Uzer Usman (1997) menjelaskan bahwa dilihat dari segi dirinya (self oriented), seorang guru harus berperan sebagai:
- Petugas sosial, yaitu seorang yang harus membantu untuk kepentingan masyarakat. Dalam kegiatan-kegiatan masyarakat guru senantiasa merupakan petugas-petugas yang dapat dipercaya untuk berpartisipasi di dalamnya
- Pelajar dan ilmuwan, yaitu senantiasa terus menerus menuntut ilmu pengetahuan. Dengan berbagai cara setiap saat guru senantiasa belajar untuk mengikuti perkembangan ilmu pengetahuan.

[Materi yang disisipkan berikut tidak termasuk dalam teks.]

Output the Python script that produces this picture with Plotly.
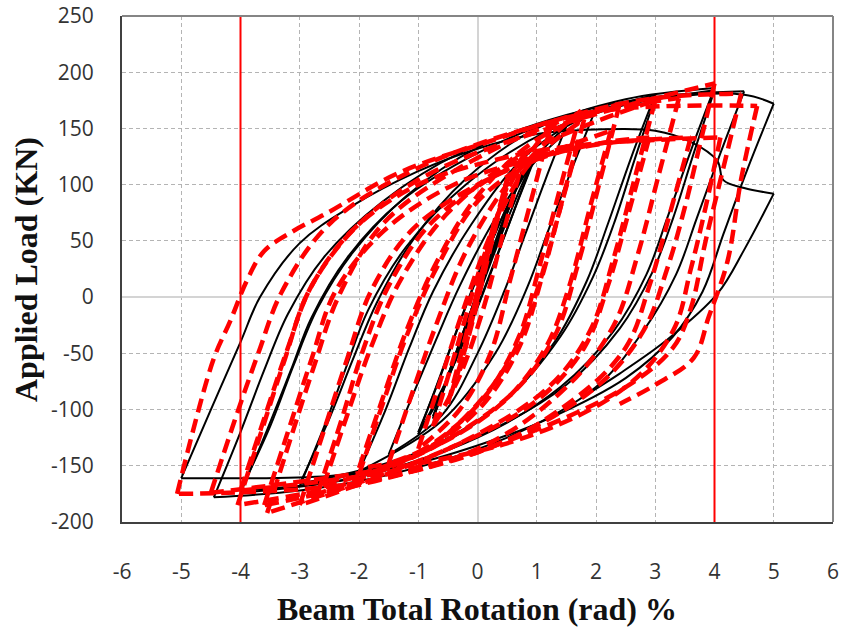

- Orang tua, yaitu mewakili orang tua murid di sekolah dalam pendidikan anaknya. Sekolah merupakan lembaga pendidikan sesudah keluarga, Sehingga dalam arti luas sekolah merupakan keluarga guru berperan sebagai orang tua dari siswa-siswanya.
- Pencari teladan, yaitu yang senantiasa mencarikan teladan yang baik untuk siswa bukan untuk seluruh masyarakat. Guru menjadi ukuran bagi norma-norma tingkah laku.
- Pencari keamanan, yaitu yang senantiasa mencarikan rasa aman bagi siswa. Guru menjadi tempat berlindung bagi siswa-siswa untuk memperoleh rasa aman dan puas di dalamnya.